The market has smelled that Morinaga can distinguish itself as a growth stock if it can successfully increase prices on core products. Other Japanese domestic-demand stocks hit all-time highs Monday on similar optimism, including Mitsubishi Pencil -- which listed in 1962 -- and housekeeping services company Duskin, publicly traded since 2006.

Domestic-facing stocks are already widely seen as safe havens for their stable earnings and share prices, but their current rise is based on optimism that management will pivot to focus on profitability rather than market share, given the potential for price hikes. Companies boasting strong brands, including recreational product maker Yamaha and confectioner Imuraya Group, are the ones starting to raise prices.

Moreover, optimism for rising household incomes is setting domestic-demand stocks up to be market drivers. "With the labor shortage worsening, trends such as temporary workers becoming full-time means compensation is rising throughout Japan," says Nobuyuki Kashiwabara, head of research at Asset Management One.

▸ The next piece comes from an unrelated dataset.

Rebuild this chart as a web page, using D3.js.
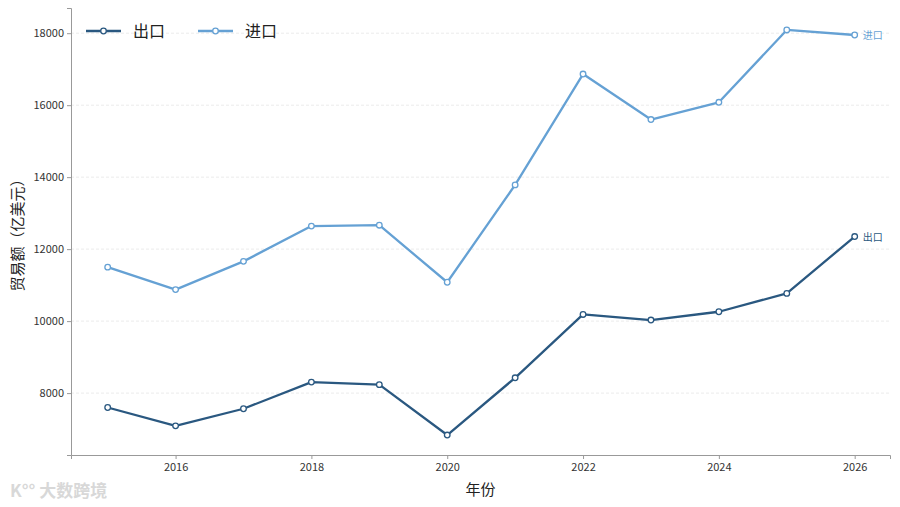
<!DOCTYPE html>
<html><head><meta charset="utf-8">
<script src="https://cdn.jsdelivr.net/npm/d3@7"></script>
<style>body{margin:0;background:#fff;}text{font-family:"Noto Sans CJK SC","Noto Sans",sans-serif;}</style>
</head><body>
<svg id="c" width="900" height="507"></svg>
<script>
const years = [2015,2016,2017,2018,2019,2020,2021,2022,2023,2024,2025,2026];
const exportVals = [7600,7090,7565,8305,8235,6835,8425,10185,10030,10260,10770,12350];
const importVals = [11500,10875,11660,12640,12665,11080,13785,16865,15600,16080,18090,17950];
const seriesNames = ["出口","进口"];
const seriesColors = ["#2a5880","#65a1d4"];
const yTicks = [8000,10000,12000,14000,16000,18000];
const xTicks = [2016,2018,2020,2022,2024,2026];

const svg = d3.select("#c");
const m = {l:71, r:890, t:8, b:455};
const x = d3.scaleLinear().domain([2014.46,2026.52]).range([m.l, m.r]);
const y = d3.scaleLinear().domain([6280,18700]).range([m.b, m.t]);

// grid
svg.append("g").selectAll("line").data(yTicks).join("line")
  .attr("x1", m.l).attr("x2", m.r).attr("y1", d=>y(d)).attr("y2", d=>y(d))
  .attr("stroke", "#e6e6e6").attr("stroke-width", 0.8).attr("stroke-dasharray", "3,2");

// axes
const ya = svg.append("g").attr("transform", `translate(${m.l},0)`)
  .call(d3.axisLeft(y).tickValues(yTicks).tickSize(4).tickPadding(3).tickFormat(d3.format("d")));
const xa = svg.append("g").attr("transform", `translate(0,${m.b})`)
  .call(d3.axisBottom(x).tickValues(xTicks).tickSize(4).tickPadding(4).tickFormat(d3.format("d")));
[ya, xa].forEach(a => {
  a.select(".domain").attr("stroke", "#999");
  a.selectAll(".tick line").attr("stroke", "#999");
  a.selectAll(".tick text").attr("fill", "#333").attr("font-size", 11);
});

// lines
const data = [exportVals, importVals];
const line = d3.line().x((d,i)=>x(years[i])).y(d=>y(d));
data.forEach((vals, k) => {
  svg.append("path").datum(vals).attr("d", line).attr("fill", "none")
    .attr("stroke", seriesColors[k]).attr("stroke-width", 2.3).attr("stroke-linejoin", "round");
  svg.append("g").selectAll("circle").data(vals).join("circle")
    .attr("cx", (d,i)=>x(years[i])).attr("cy", d=>y(d)).attr("r", 2.8)
    .attr("fill", "#fff").attr("stroke", seriesColors[k]).attr("stroke-width", 1.3);
  const last = vals.length - 1;
  svg.append("text").attr("x", x(years[last]) + 8).attr("y", y(vals[last]) + 4)
    .attr("font-size", 10).attr("fill", seriesColors[k]).text(seriesNames[k]);
});

// legend
seriesNames.forEach((n, k) => {
  const lx = 86 + k * 112, ly = 31;
  svg.append("line").attr("x1", lx).attr("x2", lx + 35).attr("y1", ly).attr("y2", ly)
    .attr("stroke", seriesColors[k]).attr("stroke-width", 2.3);
  svg.append("circle").attr("cx", lx + 17.5).attr("cy", ly).attr("r", 2.8)
    .attr("fill", "#fff").attr("stroke", seriesColors[k]).attr("stroke-width", 1.3);
  svg.append("text").attr("x", lx + 47).attr("y", ly + 6).attr("font-size", 16)
    .attr("fill", "#222").text(n);
});

// axis titles
svg.append("text").attr("x", (m.l + m.r) / 2).attr("y", 495).attr("text-anchor", "middle")
  .attr("font-size", 15).attr("fill", "#222").text("年份");
svg.append("text").attr("transform", `translate(23,${(m.t + m.b) / 2}) rotate(-90)`)
  .attr("text-anchor", "middle").attr("font-size", 15).attr("fill", "#222").text("贸易额（亿美元）");

// watermark
svg.append("text").attr("x", 10).attr("y", 497).attr("font-size", 17)
  .attr("fill", "#d8d8d8").attr("font-weight", "bold").text("K°° 大数跨境");
</script>
</body></html>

With 2015 numbers as 100, Japan's total cash earnings multiplied by its number of regular employees reached 104.6 in March, according to Mizuho Securities. Growing wages represent a cost to businesses, but the market looks more broadly to results of higher consumption. Personal care products maker Kose, for example, has seen earnings and profit rise on healthy sales of cosmetics and other goods. Duskin likewise benefits from higher wages, as well as from women's increased presence in the workforce.

While domestic-demand stocks enjoy upside potential, foreign-facing ones face downside risk. Corporate Japan's earnings could start shrinking on a quarterly basis in the October-December quarter, says Toru Ibayashi of UBS Group's wealth management unit. The yen is currently trading at around 113 to the dollar compared to 117 at the end of last year, so the exchange rate could be a headwind to earnings this second fiscal half unless the currency softens again.

For this reason, the co-head of equity markets at Citigroup Global Markets Japan, Takaaki Kato, said he had his eye on "uncertainty in the U.S. economy and monetary policy in China."

Previous rallies have seen attentions shift briefly from foreign- to domestic-demand stocks, such during the rallies that began in the summer of 2005 as privatization of the country's postal service kicked off under then-Prime Minister Junichiro Koizumi, as well in late 2012 amid optimism for current leader Shinzo Abe's Abenomics policy. Bond investors also advanced on domestic-facing stocks in a wave during 2015 and 2016. But management's attitude toward shareholders is different now, as is the hiring environment, and the shift could hold.